En agosto de 2011, el entonces secretario de Transporte, Juan Pablo Schiavi, encabezó otro anuncio. En la bolsa porteña se lanzó un fideicomiso para conseguir el dinero para la construcción en el mercado, que, pese a la decena de anuncios, nunca estuvo firme. “Es la obra pública más importante realizada en la Argentina en los últimos diez años”, dijo entonces Schiavi. En 2011 hubo un nuevo anuncio cuando llegó la tuneladora y en 2012, cuando se instaló en la trinchera, uno más.
Durante los años de gestión kirchnerista que vinieron, tres de Cristina Kirchner y cuatro de Alberto Fernández, la máquina de 125 metros y que cava un túnel de 12 metros de diámetro jamás funcionó. Estuvo absolutamente quieta pese a que, según el plan original de 2008, el soterramiento del Sarmiento tendría que haberse terminado en julio de 2011.
Durante el gobierno de Mauricio Macri la disyuntiva fue clara: paralizarlo para siempre o empezar de una vez el túnel. Optaron por esta solución y la tuneladora empezó a perforar el suelo bonaerense, desde Haedo hasta Caballito. Pero en 2018, cuando el gobierno de Cambiemos debió ajustar tras el plan acordado con el Fondo Monetario Internacional (FMI), la obra se quedó sin plata y la tuneladora frenó en Villa Luro. Todavía está ahí.
Además de las dudas sobre la continuidad o no del proyecto, la licitación fue polémica desde el momento de la adjudicación. El consorcio ganador estaba conformado por un líder y tres acompañantes. Quien manejaba la obra era Odebrecht, la empresa brasileña que pocos años después terminaría por ser un ícono del pago de coimas en el país. A su lado estaban Iecsa, de Ángelo Calcaterra, primo de Mauricio Macri, la italiana Ghella y la española Comsa.
En algunas de las declaraciones de los ejecutivos brasileños ante la Justicia de su país, reconocieron haber enviado dinero a los funcionarios argentinos. Pero en la Argentina no se tomó como válida esa declaración y aquellos dichos, al menos hasta ahora, no fueron usados como prueba. La impunidad se apropió del asunto.

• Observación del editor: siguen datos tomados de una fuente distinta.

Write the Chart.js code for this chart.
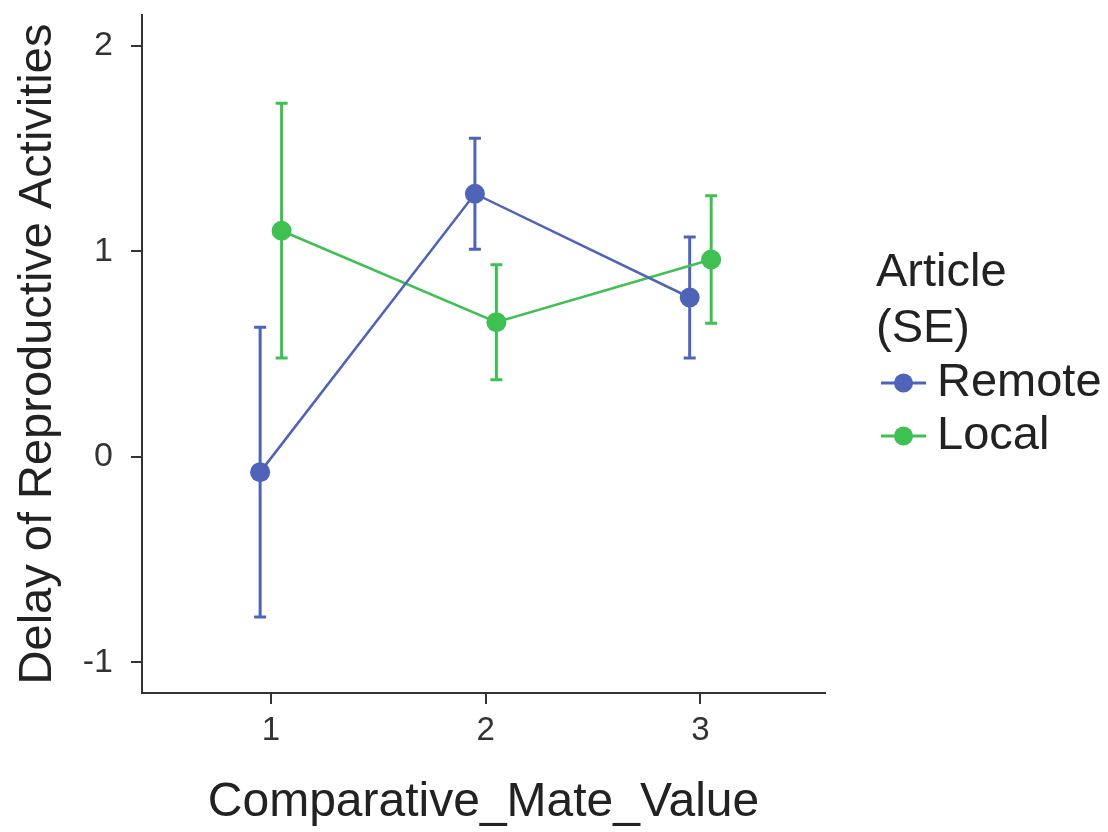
<!DOCTYPE html>
<html>
<head>
<meta charset="utf-8">
<script src="https://cdn.jsdelivr.net/npm/chart.js@4/dist/chart.umd.min.js"></script>
<style>
  html, body { margin: 0; padding: 0; background: #fff; }
  #wrap { width: 1108px; height: 832px; }
</style>
</head>
<body>
<div id="wrap"><canvas id="graph" width="1108" height="832"></canvas></div>
<script>
// data
const categories = [1, 2, 3];
const xTicks = [1, 2, 3];
const yTicks = [-1, 0, 1, 2];
const seriesNames = ["Remote", "Local"];
const remoteMean = [-0.075, 1.28, 0.775];
const remoteSE = [0.705, 0.27, 0.295];
const localMean = [1.10, 0.655, 0.96];
const localSE = [0.62, 0.28, 0.31];
const dodge = 0.05;

const blue = "#4f63b8";
const green = "#3ec152";
const axisColor = "#333";
const font = "'Liberation Sans', Arial, sans-serif";

function toPoints(means, shift) {
  return categories.map((c, i) => ({ x: c + shift, y: means[i] }));
}

// error bars (mean +/- SE) drawn through the chart's scales
const errorBars = {
  id: "errorBars",
  beforeDatasetsDraw(chart) {
    const ctx = chart.ctx;
    const xs = chart.scales.x;
    const ys = chart.scales.y;
    chart.data.datasets.forEach((ds) => {
      ctx.save();
      ctx.strokeStyle = ds.borderColor;
      ctx.lineWidth = 3;
      ds.data.forEach((p, i) => {
        const px = xs.getPixelForValue(p.x);
        const top = ys.getPixelForValue(p.y + ds.se[i]);
        const bot = ys.getPixelForValue(p.y - ds.se[i]);
        ctx.beginPath();
        ctx.moveTo(px, top);
        ctx.lineTo(px, bot);
        ctx.moveTo(px - 6, top);
        ctx.lineTo(px + 6, top);
        ctx.moveTo(px - 6, bot);
        ctx.lineTo(px + 6, bot);
        ctx.stroke();
      });
      ctx.restore();
    });
  },
};

// legend on the right: two-line title then line+dot keys
const sideLegend = {
  id: "sideLegend",
  afterDraw(chart) {
    const ctx = chart.ctx;
    ctx.save();
    ctx.fillStyle = "#222";
    ctx.font = "47px " + font;
    ctx.textBaseline = "middle";
    ctx.textAlign = "left";
    ctx.fillText("Article", 876, 273);
    ctx.fillText("(SE)", 876, 329);
    chart.data.datasets.forEach((ds, i) => {
      const y = 383 + i * 53;
      ctx.strokeStyle = ds.borderColor;
      ctx.lineWidth = 3;
      ctx.beginPath();
      ctx.moveTo(881, y);
      ctx.lineTo(926, y);
      ctx.stroke();
      ctx.fillStyle = ds.borderColor;
      ctx.beginPath();
      ctx.arc(903.5, y, 9.5, 0, Math.PI * 2);
      ctx.fill();
      ctx.fillStyle = "#222";
      ctx.fillText(ds.label, 937, y);
    });
    ctx.restore();
  },
};

const ctx = document.getElementById("graph").getContext("2d");
const chart = new Chart(ctx, {
  type: "scatter",
  data: {
    datasets: [
      {
        label: seriesNames[0],
        data: toPoints(remoteMean, -dodge),
        se: remoteSE,
        borderColor: blue,
        backgroundColor: blue,
        showLine: true,
        borderWidth: 2.5,
        pointRadius: 10,
        pointBorderWidth: 0,
      },
      {
        label: seriesNames[1],
        data: toPoints(localMean, dodge),
        se: localSE,
        borderColor: green,
        backgroundColor: green,
        showLine: true,
        borderWidth: 2.5,
        pointRadius: 10,
        pointBorderWidth: 0,
      },
    ],
  },
  options: {
    responsive: false,
    animation: false,
    layout: { padding: { top: 15, right: 283, left: 0, bottom: 0 } },
    plugins: {
      legend: { display: false },
      tooltip: { enabled: false },
    },
    scales: {
      x: {
        type: "linear",
        min: 0.4,
        max: 3.58,
        afterBuildTicks: (s) => { s.ticks = xTicks.map((v) => ({ value: v })); },
        afterFit: (s) => { s.height = 139; s.paddingLeft = 0; s.paddingRight = 0; },
        grid: { drawOnChartArea: false, drawTicks: true, tickLength: 11, color: axisColor, lineWidth: 2 },
        border: { display: true, color: axisColor, width: 2 },
        ticks: { color: "#333", font: { family: font, size: 33 }, padding: 7 },
        title: {
          display: true,
          text: "Comparative_Mate_Value",
          color: "#222",
          font: { family: font, size: 48 },
          padding: { top: 0, bottom: 0 },
        },
      },
      y: {
        min: -1.15,
        max: 2.15,
        afterBuildTicks: (s) => { s.ticks = yTicks.map((v) => ({ value: v })); },
        afterFit: (s) => { s.width = 142; s.paddingTop = 0; s.paddingBottom = 0; },
        grid: { drawOnChartArea: false, drawTicks: true, tickLength: 11, color: axisColor, lineWidth: 2 },
        border: { display: true, color: axisColor, width: 2 },
        ticks: { color: "#333", font: { family: font, size: 34 }, padding: 18 },
        title: {
          display: true,
          text: "Delay of Reproductive Activities",
          color: "#222",
          font: { family: font, size: 47 },
          padding: { top: 10, bottom: 0 },
        },
      },
    },
  },
  plugins: [errorBars, sideLegend],
});
</script>
</body>
</html>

Arriba del túnel, y por 17 años, la desmejora del entorno urbano aledaño fue notable. Ni la Ciudad, ni los municipios por donde pasa la traza –que corre paralela a la avenida Rivadavia–, ni tampoco la Provincia podían construir nada en la superficie ni en el subsuelo. Todo estaba asignado y reservado a la obra. Ni pasos elevados ni bajo nivel, todo paralizado durante 17 años.
Muchos vecinos convivieron con obradores o con reducción de calzada delante de sus domicilios. Todo estaba abandonado, pero nadie anunciaba formalmente el cierre o la puesta en marcha del proyecto. Finalmente, se tomó una decisión que no dejará de ser polémica. Vendrán ahora decenas de proyectos para darle uso a esa cueva de hormigón enterrada entre la provincia y la ciudad de Buenos Aires. Pero, por ahora, el camino es el cierre, la preservación de lo que está y el fin de la ilusión de tener una línea de tren subterráneo de 32,6 kilómetros.
Quedará, además, un símbolo de la desidia, un subsuelo más, oscuro y sin sentido, construido por la política. Quedarán, en un país lleno de necesidades, 420 millones de dólares gastados sin sentido.